The mission of the NCM is to celebrate the Corvette's invention, preserve the Corvette’s past, present, and future. The museum also serves as an educational place to provide information to collectors, automobile historians and the general public, about the Corvette and to promote the conservation, preservation and restoration of Corvettes.
The NCM is divided into six distinct display areas and a wing of administrative offices. Passing through the front doors you will see a rotating display with a special “theme” car that ties into an event or a special display. Once in the building, the administrative offices are in a wing to your left, the gift shop covers the entire area to your front and the ticket desk as well as a Kentucky tourism bureau desk is to your right. Once through the ticket gate and you are in the display and delivery area where new Corvettes are on display to be picked up by their owners who have taken advantage of the NCM delivery option when they ordered their car. One is tempted to walk down this row of shiny new Corvettes, but the theater is just to your right and is well worth the 15 minutes to watch a film on the history of the Corvette and this serves a great introduction to the car and the museum.

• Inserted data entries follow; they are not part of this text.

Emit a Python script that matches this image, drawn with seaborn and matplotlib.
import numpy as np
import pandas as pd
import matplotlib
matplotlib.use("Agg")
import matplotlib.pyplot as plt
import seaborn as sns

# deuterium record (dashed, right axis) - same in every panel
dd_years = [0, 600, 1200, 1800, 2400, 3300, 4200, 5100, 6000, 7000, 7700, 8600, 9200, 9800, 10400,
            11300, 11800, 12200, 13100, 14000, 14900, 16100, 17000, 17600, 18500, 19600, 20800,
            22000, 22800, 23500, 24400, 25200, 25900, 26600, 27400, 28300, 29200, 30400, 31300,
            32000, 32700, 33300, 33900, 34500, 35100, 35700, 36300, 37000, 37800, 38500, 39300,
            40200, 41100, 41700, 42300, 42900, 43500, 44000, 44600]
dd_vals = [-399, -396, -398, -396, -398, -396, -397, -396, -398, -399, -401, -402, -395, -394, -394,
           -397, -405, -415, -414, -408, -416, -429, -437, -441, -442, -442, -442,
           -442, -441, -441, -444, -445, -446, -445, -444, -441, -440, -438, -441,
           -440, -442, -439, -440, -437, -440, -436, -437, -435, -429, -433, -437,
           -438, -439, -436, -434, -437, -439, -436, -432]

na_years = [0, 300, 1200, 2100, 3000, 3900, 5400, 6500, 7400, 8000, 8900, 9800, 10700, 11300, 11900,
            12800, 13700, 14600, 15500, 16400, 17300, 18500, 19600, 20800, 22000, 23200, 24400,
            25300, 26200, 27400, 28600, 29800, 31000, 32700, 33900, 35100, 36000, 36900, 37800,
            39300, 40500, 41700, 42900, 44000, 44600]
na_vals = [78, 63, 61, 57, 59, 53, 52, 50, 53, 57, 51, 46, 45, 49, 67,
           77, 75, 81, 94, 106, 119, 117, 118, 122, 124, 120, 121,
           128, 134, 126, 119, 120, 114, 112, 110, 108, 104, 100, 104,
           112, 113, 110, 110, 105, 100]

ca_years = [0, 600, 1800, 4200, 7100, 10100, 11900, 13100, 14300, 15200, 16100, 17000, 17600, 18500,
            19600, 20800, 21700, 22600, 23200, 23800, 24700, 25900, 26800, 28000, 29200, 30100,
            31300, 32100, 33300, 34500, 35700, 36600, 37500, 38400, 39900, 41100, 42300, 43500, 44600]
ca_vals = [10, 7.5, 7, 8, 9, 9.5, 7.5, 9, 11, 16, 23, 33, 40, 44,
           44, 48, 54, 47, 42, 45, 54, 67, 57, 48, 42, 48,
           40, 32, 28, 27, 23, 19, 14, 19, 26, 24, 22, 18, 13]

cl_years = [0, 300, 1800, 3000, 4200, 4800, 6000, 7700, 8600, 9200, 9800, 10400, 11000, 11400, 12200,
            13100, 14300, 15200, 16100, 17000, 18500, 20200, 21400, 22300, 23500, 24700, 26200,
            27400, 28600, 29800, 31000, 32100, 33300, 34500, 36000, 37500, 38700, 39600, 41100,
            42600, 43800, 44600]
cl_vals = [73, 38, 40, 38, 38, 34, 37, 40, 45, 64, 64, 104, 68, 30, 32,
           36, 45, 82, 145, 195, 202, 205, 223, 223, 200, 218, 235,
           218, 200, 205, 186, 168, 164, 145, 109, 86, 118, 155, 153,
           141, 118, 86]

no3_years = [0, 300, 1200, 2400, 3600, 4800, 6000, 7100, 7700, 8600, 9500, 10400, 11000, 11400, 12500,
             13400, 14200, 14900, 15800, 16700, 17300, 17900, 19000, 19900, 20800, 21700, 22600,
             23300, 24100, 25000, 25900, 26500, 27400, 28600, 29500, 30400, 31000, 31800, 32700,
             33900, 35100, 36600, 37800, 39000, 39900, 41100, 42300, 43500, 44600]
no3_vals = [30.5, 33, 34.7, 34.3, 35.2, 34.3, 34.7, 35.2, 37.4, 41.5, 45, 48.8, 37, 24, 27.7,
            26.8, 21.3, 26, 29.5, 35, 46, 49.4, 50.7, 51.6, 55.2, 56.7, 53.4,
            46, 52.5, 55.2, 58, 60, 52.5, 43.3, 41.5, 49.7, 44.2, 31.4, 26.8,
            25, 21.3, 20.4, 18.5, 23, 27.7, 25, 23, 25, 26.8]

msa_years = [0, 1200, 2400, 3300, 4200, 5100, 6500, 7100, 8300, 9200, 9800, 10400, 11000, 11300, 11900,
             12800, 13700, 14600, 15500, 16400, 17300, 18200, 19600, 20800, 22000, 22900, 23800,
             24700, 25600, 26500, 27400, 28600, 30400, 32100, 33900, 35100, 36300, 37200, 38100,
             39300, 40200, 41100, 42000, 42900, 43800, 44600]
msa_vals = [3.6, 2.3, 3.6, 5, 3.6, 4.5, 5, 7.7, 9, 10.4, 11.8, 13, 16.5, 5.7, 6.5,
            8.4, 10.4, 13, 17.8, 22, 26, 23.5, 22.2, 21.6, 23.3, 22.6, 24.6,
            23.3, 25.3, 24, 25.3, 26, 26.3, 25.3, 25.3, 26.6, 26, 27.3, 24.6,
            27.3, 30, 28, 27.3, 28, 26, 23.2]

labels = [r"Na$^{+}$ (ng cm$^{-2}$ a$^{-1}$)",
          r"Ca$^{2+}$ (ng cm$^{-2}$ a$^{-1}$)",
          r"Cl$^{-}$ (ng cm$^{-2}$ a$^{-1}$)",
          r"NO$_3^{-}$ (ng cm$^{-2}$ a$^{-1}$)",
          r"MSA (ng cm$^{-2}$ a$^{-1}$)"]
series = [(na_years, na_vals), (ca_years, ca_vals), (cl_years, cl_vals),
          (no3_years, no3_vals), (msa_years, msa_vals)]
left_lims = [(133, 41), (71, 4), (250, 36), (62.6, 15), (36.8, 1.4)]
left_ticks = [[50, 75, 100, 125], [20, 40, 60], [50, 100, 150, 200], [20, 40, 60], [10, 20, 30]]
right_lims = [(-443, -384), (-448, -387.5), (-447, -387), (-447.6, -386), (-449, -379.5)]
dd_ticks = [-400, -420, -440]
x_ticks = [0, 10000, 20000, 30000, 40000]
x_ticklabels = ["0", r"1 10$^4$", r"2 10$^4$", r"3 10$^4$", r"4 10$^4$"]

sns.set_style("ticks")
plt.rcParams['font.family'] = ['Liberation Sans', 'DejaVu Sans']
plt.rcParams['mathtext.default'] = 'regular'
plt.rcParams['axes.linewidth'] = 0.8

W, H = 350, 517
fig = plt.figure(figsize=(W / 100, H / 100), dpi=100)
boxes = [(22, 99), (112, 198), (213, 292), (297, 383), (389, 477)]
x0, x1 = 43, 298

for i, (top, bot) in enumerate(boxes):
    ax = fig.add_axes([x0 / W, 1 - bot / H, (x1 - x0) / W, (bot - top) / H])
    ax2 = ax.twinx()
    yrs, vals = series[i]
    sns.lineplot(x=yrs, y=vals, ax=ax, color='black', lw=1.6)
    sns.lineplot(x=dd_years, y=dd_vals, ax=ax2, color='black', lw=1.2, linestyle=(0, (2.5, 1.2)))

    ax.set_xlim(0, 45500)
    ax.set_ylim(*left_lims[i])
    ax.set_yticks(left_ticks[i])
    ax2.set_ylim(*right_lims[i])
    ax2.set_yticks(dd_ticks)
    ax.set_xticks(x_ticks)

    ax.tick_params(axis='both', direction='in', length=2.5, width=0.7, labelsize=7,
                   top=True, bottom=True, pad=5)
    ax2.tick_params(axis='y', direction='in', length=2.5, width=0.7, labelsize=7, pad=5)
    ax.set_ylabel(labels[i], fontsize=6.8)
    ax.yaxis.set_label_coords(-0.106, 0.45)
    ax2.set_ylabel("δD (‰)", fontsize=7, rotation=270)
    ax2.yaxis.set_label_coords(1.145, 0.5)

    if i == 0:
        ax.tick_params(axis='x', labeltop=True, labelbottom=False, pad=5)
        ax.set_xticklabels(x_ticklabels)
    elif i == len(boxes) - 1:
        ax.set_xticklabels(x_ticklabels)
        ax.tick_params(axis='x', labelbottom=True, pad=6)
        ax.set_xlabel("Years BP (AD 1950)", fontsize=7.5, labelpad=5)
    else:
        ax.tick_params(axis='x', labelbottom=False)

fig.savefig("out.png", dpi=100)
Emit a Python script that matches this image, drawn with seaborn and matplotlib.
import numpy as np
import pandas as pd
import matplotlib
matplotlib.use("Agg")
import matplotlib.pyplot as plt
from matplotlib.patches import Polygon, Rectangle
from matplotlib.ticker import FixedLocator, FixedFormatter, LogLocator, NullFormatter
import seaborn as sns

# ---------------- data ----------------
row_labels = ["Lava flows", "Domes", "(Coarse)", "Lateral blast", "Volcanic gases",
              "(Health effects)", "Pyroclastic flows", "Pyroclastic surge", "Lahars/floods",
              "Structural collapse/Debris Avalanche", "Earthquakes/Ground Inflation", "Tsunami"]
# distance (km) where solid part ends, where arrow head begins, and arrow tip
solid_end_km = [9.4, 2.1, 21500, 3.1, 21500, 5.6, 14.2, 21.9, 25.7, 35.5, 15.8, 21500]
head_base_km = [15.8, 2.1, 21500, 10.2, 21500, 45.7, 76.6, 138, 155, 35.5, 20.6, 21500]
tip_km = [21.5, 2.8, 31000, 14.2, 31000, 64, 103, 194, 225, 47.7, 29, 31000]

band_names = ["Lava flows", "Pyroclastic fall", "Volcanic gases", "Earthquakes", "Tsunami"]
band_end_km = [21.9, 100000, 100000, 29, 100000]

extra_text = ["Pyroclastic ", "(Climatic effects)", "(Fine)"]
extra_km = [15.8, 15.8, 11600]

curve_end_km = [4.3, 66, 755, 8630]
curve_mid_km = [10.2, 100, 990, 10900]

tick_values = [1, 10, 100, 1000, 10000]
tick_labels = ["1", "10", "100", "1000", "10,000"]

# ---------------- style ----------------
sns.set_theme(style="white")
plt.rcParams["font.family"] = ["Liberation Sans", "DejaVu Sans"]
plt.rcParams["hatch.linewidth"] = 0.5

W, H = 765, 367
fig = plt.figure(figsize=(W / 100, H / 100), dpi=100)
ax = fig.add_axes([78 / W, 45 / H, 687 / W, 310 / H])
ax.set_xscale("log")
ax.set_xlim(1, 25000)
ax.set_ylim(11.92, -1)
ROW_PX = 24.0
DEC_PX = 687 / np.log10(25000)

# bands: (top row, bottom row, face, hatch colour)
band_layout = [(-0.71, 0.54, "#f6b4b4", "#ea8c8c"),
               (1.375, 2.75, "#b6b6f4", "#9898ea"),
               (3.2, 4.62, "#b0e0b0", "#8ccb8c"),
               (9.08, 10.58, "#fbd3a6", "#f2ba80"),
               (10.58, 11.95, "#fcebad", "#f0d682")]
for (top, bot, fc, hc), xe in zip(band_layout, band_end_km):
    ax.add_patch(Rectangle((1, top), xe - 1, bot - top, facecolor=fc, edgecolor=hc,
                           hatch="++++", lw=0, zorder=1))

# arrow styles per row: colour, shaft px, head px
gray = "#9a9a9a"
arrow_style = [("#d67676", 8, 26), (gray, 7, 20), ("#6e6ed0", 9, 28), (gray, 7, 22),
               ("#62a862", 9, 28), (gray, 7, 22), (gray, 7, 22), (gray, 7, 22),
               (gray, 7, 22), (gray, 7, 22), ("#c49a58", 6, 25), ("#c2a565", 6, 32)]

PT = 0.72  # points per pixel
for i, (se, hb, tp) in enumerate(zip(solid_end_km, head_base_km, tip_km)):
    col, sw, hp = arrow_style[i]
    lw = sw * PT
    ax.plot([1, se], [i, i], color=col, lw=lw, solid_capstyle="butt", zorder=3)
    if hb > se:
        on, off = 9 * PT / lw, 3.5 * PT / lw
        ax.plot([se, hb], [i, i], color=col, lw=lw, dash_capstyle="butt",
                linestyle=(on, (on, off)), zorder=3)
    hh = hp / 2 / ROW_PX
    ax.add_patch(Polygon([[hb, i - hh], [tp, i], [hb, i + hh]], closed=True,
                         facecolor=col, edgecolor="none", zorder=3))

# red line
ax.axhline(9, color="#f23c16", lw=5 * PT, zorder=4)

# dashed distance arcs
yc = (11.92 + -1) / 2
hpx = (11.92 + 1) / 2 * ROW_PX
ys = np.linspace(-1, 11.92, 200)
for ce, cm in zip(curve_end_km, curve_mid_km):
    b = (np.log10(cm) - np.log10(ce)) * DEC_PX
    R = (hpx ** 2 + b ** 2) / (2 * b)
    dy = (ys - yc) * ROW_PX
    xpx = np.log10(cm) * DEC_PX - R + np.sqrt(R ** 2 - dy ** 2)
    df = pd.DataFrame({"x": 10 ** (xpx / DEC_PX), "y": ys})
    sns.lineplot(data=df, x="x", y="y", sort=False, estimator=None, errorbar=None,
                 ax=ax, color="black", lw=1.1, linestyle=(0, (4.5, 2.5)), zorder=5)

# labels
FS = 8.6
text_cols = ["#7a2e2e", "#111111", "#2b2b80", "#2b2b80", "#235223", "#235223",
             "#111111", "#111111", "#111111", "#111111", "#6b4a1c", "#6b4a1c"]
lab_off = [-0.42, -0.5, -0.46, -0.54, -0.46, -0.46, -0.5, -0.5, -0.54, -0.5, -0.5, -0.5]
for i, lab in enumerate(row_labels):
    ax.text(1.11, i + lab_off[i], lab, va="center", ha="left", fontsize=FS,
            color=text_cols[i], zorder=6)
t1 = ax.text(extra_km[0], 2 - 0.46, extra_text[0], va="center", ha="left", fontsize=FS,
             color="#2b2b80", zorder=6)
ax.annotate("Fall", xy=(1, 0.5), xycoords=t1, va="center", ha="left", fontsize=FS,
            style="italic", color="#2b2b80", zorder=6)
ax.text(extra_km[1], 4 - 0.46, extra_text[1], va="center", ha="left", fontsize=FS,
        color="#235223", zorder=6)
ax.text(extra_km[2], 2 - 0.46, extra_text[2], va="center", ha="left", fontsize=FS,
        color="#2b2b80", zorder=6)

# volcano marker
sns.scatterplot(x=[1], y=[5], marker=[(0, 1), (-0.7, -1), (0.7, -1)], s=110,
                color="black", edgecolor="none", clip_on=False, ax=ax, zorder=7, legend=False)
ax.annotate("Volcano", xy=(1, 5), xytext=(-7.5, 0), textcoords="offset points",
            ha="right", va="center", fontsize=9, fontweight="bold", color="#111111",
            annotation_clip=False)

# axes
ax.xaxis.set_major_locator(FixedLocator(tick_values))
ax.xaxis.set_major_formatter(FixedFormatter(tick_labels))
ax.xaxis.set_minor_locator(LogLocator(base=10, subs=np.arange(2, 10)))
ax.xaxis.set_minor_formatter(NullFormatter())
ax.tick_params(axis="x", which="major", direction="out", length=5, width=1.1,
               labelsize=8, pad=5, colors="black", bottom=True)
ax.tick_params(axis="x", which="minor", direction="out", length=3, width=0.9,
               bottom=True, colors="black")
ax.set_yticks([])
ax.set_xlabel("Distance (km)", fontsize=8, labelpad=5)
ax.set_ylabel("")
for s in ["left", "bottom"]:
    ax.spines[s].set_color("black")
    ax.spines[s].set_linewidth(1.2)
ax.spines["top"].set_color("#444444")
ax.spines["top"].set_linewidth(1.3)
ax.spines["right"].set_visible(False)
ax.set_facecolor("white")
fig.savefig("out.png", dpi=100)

Coming out of the theater leads right into the Nostalgia area where the history of the original car is shown in great detail along with pictures of the people who created and herded the idea through the General Motors bureaucracy. The display in an authentic small town service station with period gas pumps and one of the original, of only 300 produced, 1953 Corvettes at the pump. As you wind through the corridors past the Corvette Hall of Fame and the Route ‘66’ display highlighting Corvettes of the 60’s, cars are presented in chronological order. For the 1970’s they have actual machinery from the now closed St. Louis assembly plant, along with a movie of the plant in operation and listen to a tape recorded at the plant when it was in full production. Around the corner is the “Corvette Performance” section with the actual cars that set several world speed events and won countless races and leads to the design and development area where ground braking, at the time, developments are displayed as well as prototypes of the corvettes of the future. The corridor winds past the delivery showroom where you can drive off in your new Corvette, if you chose the NCM delivery option, and leads you into the sky dome where over 30 cars are on display to round out the cars not show in the other exhibits. The NCM maintains at least one of each model year on display to include the only 1983 Corvette produced. As you exit the sky dome you walk down the corridor of new Corvette waiting for their owners to come pick them up and drive them off. The last stop in the museum is of course the gift shop, which even though the must bring in cash aspect of it is sad; it is an awesome gift shop that has many one of a kind items and every imaginable product for you, a Corvette and the automotive historian as they maintain a large collections of historical literature and memorabilia.
The downside of the NCM is that it is a 501(c) 3 not-for-profit foundation so unfortunately a lot of space is dedicated to fund raising and supporting the museum. As one walks up to the museum the walkway is made of personal bricks which members have purchased to help fund the museum. To further enhance cash intake, the museum gift shop is strategically located so that one is forced to exit out through it as you leave the display area. Also the two most “kid friendly” displays, a 2006 Corvette convertible that you can sit in and “play” on and a collection of Corvette pinball machines to play, are located right at the entrance to the gift shop.
The NCM maintains archives as the repository of all historical information on the Corvette, and is tasked to preserve, printed technical materials and of all Corvettes and is the proponent agency for facts about the cars. From their archives you can find out that besides mine, there are five other 1995 ZR-1 Corvettes in dark red metallic with black interiors. The archives also will make reproduction window stickers and build sheets for any Corvette manufactured, so a second or third owner can have an original window sticker made if the first owner kept for themselves or threw theirs away.
Overall a great experience, the NCM truly does what its mission is to do; it provides the preservation of the Corvette, past, present and future.